[YOUR OBJECTIVE] Only the lines from the start up to and including the line containing "BL, BR, BT, BB = 152.5, 1771.5, 169.5, 890" should be repeated, word for word.

[SOURCE MATERIAL]
____

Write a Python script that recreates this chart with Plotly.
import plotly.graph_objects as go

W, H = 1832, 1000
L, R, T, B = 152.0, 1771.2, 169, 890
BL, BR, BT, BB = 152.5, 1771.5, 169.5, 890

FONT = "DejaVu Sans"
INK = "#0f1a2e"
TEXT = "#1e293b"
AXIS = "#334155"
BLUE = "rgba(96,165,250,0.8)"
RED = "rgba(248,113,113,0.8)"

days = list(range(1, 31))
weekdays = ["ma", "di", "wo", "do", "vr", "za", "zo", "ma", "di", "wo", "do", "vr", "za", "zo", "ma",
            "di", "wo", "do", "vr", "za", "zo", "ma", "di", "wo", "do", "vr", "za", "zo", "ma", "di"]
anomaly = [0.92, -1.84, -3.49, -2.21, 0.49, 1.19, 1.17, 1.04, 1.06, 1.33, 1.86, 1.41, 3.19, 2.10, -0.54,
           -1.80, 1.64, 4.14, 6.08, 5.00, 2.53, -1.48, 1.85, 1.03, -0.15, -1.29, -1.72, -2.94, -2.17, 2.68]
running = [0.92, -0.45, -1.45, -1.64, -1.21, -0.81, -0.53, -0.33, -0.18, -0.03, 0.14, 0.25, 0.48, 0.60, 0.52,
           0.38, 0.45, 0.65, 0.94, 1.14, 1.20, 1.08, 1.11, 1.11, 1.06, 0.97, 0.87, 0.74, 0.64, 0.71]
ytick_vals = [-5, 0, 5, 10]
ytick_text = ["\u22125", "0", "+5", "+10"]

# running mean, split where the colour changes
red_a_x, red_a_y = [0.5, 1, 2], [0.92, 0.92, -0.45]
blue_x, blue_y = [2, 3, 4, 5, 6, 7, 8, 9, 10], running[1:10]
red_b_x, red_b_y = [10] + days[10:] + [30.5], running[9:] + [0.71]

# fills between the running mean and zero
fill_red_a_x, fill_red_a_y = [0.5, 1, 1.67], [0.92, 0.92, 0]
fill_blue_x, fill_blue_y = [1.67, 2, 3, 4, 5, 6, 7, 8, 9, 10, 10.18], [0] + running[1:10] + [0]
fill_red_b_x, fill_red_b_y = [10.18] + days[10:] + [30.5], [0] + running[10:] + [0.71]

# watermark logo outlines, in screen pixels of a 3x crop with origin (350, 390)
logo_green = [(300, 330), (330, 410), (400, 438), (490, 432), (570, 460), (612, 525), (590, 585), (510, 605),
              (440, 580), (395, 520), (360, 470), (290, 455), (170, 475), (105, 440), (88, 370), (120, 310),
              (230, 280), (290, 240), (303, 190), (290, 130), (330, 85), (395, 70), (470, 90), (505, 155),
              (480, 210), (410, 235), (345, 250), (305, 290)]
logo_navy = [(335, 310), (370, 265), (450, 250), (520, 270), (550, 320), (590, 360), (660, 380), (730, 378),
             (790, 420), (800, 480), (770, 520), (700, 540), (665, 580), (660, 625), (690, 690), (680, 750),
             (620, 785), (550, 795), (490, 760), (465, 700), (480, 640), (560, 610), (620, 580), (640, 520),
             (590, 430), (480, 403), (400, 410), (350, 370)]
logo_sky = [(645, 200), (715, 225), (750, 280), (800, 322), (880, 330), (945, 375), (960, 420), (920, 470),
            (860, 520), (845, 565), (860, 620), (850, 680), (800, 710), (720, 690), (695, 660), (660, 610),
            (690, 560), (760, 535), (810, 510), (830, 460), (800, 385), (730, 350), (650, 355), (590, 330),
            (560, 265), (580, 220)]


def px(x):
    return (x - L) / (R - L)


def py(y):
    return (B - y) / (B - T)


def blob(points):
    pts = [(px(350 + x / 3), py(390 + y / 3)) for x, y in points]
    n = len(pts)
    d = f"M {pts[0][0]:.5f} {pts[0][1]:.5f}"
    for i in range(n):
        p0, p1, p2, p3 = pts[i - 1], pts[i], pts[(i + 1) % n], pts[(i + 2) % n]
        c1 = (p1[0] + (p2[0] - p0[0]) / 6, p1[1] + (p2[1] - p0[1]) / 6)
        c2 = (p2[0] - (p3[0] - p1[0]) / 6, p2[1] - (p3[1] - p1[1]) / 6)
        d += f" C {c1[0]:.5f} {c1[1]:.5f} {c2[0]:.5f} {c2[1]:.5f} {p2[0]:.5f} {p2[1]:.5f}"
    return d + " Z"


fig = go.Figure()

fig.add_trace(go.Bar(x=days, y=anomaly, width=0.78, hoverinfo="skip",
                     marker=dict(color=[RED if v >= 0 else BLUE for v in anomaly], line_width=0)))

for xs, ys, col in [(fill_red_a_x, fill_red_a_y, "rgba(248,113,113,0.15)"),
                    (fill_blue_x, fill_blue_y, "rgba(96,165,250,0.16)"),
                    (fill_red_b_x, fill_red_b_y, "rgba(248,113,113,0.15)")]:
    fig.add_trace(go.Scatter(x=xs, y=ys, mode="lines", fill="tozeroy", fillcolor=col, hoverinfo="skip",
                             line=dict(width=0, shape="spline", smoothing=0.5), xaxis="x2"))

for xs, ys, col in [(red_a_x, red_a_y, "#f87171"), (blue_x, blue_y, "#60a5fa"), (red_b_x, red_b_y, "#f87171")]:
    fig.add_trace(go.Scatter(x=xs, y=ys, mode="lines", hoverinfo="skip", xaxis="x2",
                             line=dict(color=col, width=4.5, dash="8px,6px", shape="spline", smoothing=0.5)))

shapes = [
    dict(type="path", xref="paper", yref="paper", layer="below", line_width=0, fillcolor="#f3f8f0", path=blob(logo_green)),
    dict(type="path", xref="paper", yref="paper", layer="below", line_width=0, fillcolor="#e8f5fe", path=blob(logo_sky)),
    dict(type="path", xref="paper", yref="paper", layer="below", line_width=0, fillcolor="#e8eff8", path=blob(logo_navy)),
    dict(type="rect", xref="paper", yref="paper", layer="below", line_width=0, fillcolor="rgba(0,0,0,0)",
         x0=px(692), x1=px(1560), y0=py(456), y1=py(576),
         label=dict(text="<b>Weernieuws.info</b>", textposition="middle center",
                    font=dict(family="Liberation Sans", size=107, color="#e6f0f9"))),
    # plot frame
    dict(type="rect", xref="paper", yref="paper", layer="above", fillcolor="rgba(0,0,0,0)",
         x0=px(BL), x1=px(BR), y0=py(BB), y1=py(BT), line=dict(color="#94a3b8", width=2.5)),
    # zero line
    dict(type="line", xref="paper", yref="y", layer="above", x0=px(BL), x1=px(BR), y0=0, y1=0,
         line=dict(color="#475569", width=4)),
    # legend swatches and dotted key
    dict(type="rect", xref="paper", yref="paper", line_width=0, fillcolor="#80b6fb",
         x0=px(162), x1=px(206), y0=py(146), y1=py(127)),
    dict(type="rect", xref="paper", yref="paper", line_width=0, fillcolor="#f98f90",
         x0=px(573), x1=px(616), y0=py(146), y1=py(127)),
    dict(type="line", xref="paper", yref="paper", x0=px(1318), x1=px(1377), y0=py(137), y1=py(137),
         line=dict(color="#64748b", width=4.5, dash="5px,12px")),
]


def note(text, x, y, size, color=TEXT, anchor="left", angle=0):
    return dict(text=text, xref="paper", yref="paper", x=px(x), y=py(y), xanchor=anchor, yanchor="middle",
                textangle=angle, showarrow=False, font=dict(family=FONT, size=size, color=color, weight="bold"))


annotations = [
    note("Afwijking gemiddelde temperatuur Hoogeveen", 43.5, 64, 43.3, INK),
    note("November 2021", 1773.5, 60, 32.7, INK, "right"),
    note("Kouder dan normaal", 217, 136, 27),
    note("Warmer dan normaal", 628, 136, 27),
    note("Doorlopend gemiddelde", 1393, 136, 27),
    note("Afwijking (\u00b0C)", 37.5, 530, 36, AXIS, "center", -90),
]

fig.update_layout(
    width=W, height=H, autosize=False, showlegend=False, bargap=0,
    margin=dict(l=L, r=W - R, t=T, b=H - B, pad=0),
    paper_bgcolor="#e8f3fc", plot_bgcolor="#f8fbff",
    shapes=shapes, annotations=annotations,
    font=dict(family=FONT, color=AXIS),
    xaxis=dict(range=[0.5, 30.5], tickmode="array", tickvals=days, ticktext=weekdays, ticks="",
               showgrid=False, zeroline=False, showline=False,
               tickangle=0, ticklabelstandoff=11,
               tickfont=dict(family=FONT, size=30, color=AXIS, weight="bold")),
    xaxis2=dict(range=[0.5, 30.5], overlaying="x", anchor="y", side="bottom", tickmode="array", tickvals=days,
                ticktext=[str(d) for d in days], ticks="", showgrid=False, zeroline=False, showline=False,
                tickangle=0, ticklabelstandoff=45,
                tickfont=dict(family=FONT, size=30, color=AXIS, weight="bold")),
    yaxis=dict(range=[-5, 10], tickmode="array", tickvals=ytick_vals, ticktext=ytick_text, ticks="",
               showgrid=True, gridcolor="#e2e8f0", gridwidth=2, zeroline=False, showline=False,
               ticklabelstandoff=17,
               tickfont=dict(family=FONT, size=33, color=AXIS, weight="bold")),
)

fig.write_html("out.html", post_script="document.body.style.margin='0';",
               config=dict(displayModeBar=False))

____

[RESULT OF THE EXERCISE]
Write a Python script that recreates this chart with Plotly.
import plotly.graph_objects as go

W, H = 1832, 1000
L, R, T, B = 152.0, 1771.2, 169, 890
BL, BR, BT, BB = 152.5, 1771.5, 169.5, 890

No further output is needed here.